> [Problem to solve]: Pull out every line with the word "this".
....................
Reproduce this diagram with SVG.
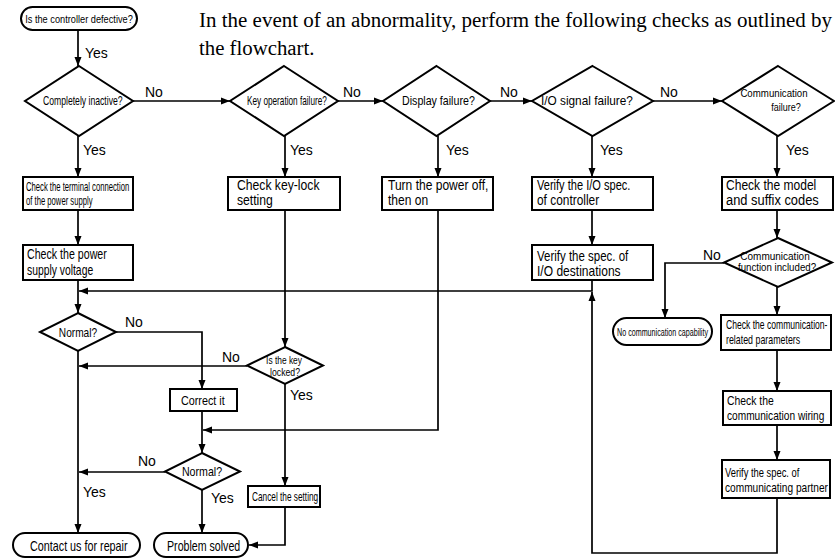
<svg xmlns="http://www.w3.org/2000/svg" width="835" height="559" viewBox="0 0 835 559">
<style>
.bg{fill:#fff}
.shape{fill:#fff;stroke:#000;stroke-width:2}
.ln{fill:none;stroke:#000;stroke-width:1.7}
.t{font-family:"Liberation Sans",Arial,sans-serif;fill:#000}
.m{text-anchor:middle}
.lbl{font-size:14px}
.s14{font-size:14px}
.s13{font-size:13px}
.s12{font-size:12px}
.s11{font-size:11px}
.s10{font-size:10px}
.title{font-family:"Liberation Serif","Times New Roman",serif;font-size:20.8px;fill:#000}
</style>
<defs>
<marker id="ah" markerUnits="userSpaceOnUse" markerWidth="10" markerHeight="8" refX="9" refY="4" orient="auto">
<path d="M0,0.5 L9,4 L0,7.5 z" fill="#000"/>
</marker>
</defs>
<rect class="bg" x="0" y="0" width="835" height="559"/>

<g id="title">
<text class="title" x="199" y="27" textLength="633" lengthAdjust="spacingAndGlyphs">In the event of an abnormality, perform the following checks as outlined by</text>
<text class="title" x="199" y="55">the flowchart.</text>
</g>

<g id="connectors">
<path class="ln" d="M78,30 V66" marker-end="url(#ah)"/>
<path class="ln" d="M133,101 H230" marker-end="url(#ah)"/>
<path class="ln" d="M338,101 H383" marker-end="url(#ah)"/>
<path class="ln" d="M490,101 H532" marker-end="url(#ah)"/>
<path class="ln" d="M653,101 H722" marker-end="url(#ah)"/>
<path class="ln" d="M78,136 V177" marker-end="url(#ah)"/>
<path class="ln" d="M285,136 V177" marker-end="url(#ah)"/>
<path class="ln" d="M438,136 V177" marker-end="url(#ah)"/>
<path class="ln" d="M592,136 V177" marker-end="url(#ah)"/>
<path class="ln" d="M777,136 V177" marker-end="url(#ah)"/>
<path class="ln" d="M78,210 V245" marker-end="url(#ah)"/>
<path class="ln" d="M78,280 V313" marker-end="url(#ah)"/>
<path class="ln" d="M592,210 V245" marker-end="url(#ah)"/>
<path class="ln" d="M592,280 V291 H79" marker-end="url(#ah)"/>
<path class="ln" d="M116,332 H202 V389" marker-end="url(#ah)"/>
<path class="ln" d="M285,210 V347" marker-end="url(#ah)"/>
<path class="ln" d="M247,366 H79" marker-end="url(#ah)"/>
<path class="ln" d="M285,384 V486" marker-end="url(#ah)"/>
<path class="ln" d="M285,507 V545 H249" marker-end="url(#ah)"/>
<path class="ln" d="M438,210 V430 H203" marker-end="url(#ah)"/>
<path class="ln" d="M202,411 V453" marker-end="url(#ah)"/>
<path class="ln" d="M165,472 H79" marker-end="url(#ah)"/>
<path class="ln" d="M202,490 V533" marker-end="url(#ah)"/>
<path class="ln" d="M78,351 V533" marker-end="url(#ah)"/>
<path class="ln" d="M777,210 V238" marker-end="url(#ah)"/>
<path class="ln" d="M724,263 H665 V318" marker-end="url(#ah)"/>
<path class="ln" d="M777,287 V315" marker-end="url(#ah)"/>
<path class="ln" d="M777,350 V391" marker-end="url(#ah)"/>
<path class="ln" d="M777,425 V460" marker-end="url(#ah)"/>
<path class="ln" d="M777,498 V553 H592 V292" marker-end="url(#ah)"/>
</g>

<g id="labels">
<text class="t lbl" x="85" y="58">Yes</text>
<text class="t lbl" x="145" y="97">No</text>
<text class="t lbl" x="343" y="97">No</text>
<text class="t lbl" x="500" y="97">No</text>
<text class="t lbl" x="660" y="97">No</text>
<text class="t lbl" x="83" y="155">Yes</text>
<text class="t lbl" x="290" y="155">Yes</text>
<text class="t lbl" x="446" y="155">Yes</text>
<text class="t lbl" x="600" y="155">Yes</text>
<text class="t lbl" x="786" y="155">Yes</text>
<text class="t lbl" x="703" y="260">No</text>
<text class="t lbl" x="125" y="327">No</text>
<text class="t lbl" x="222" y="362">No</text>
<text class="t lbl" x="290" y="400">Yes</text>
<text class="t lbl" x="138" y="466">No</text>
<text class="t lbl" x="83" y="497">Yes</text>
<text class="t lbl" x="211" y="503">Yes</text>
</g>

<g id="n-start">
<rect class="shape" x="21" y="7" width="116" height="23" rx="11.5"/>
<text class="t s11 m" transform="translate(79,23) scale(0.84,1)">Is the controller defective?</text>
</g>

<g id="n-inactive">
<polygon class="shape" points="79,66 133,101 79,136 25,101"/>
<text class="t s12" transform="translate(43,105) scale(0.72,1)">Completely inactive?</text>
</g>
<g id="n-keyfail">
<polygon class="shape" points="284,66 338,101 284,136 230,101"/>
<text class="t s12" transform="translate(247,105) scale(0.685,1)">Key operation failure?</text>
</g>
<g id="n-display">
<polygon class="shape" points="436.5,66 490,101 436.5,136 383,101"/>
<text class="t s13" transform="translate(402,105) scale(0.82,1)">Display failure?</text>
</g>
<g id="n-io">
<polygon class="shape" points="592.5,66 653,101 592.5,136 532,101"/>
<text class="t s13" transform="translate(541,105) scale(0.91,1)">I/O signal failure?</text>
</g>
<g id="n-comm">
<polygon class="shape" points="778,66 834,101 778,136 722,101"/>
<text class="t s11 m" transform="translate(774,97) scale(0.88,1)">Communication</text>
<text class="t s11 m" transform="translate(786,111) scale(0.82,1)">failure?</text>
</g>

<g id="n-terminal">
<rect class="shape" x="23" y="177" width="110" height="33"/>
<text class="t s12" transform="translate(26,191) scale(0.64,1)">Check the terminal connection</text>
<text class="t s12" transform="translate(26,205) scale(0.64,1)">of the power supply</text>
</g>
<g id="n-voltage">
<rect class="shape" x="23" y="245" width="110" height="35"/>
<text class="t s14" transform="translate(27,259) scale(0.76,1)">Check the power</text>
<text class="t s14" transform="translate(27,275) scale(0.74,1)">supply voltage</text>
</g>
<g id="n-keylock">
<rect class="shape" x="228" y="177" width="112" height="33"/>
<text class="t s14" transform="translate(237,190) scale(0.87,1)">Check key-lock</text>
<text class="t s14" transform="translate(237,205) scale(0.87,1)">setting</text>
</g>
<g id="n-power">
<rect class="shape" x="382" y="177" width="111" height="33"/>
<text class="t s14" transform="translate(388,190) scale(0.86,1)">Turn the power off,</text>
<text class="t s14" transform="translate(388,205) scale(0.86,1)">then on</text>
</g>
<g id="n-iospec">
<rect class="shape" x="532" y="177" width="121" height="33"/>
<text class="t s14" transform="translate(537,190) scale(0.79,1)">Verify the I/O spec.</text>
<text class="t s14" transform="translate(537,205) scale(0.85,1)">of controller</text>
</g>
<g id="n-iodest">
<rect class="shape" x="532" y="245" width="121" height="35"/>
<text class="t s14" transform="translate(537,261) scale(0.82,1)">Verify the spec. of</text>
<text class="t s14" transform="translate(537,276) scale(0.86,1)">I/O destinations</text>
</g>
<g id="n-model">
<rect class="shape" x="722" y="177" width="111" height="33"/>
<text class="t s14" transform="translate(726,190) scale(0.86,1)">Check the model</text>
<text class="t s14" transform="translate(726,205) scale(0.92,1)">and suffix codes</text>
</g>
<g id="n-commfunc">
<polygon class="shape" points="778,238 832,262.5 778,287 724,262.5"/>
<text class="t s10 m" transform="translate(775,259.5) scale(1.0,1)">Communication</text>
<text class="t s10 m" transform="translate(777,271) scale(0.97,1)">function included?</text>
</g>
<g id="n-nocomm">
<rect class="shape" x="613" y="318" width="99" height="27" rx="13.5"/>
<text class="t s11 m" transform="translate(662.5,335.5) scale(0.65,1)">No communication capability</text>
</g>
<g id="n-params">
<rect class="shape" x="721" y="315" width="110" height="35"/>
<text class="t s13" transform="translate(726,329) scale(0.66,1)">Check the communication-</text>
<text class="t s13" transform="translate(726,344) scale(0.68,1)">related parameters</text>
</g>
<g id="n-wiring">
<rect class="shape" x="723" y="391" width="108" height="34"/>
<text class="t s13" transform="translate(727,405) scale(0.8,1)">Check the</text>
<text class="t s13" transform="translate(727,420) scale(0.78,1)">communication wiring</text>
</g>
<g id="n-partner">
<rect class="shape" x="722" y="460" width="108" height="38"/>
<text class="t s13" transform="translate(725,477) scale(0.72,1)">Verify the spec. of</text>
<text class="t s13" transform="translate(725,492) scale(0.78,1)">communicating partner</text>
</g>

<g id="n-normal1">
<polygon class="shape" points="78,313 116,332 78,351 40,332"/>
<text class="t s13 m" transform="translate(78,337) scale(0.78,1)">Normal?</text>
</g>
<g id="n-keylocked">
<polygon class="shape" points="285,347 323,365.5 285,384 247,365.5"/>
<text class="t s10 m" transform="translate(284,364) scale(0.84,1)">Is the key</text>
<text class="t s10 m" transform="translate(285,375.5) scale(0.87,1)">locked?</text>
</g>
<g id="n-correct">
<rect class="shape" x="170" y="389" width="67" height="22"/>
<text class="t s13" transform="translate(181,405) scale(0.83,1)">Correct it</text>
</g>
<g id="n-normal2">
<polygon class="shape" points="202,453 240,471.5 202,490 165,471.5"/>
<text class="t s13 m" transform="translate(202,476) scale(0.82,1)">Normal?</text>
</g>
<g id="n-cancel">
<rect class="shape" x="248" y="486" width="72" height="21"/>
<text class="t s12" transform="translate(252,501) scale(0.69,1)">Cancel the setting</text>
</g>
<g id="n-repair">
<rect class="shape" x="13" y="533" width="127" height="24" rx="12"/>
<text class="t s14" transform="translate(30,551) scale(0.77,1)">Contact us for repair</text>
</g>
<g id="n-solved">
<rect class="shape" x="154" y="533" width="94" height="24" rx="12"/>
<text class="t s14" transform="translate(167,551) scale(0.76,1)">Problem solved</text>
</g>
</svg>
....................
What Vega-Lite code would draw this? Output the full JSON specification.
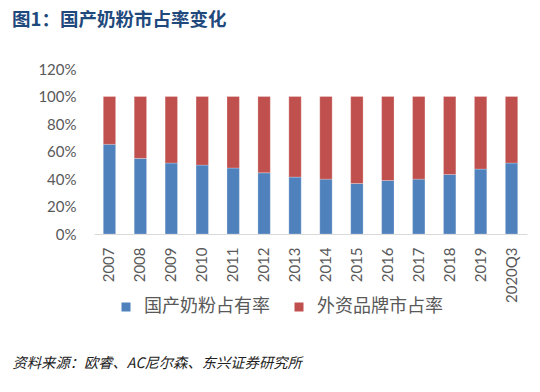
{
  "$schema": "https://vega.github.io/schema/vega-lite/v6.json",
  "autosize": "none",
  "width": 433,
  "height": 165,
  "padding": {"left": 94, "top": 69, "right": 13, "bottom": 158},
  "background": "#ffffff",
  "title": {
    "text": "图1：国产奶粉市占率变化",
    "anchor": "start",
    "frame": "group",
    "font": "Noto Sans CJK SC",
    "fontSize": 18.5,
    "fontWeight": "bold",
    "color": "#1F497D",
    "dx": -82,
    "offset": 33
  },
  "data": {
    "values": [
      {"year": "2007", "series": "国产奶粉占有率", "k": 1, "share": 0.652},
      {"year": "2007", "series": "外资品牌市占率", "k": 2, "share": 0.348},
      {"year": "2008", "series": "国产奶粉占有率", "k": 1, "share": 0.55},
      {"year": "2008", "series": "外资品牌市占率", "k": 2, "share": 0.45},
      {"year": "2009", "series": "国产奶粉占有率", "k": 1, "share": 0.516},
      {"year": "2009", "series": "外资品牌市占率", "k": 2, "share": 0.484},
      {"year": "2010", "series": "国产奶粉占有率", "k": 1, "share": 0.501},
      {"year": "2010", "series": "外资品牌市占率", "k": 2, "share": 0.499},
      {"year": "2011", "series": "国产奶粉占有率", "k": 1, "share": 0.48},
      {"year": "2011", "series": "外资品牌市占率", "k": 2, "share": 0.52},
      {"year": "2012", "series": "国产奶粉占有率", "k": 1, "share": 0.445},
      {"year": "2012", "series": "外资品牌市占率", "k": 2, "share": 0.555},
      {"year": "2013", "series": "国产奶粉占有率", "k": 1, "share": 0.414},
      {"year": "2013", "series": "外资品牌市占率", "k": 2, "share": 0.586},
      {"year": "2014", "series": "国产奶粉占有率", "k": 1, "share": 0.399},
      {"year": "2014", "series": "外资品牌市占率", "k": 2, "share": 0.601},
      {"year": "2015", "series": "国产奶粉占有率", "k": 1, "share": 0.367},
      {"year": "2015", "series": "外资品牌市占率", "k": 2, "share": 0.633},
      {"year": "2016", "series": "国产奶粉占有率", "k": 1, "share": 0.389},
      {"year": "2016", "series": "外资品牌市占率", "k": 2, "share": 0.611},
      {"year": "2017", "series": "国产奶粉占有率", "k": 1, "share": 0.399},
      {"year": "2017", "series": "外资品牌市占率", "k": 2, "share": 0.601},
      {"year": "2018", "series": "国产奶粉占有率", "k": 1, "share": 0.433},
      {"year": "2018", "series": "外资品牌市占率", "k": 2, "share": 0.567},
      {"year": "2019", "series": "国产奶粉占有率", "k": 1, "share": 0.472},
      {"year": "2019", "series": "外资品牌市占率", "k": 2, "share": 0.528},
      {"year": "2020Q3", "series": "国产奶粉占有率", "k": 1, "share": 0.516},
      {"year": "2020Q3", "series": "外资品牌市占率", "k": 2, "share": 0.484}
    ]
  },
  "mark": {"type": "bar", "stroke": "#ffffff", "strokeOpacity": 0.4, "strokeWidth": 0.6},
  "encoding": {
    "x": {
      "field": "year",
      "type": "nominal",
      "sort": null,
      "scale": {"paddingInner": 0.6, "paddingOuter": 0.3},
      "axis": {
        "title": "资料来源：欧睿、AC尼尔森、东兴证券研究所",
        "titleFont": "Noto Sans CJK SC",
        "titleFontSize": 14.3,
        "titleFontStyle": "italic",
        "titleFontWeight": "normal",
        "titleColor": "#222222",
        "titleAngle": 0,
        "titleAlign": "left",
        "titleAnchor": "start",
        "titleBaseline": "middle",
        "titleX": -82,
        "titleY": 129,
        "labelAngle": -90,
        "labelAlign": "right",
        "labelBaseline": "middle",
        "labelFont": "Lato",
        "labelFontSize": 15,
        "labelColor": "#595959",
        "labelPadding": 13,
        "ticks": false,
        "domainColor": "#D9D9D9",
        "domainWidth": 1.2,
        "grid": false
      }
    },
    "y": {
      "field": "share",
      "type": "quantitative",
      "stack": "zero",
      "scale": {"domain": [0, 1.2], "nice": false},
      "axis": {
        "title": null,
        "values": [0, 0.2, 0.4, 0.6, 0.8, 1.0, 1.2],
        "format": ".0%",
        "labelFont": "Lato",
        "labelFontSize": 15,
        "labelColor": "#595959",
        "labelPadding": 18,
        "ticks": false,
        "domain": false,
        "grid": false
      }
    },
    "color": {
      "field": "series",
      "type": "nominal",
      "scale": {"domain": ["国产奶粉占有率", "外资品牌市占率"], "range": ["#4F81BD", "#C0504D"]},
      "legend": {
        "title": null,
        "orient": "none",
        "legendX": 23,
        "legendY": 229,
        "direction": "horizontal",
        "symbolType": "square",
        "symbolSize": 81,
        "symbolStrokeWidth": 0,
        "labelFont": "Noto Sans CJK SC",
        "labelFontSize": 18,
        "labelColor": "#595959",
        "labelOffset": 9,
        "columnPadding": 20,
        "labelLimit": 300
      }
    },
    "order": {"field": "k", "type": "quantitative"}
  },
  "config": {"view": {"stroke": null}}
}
....................
> [Response below]:
Reproduce this diagram with SVG.
What Vega-Lite code would draw this? Output the full JSON specification.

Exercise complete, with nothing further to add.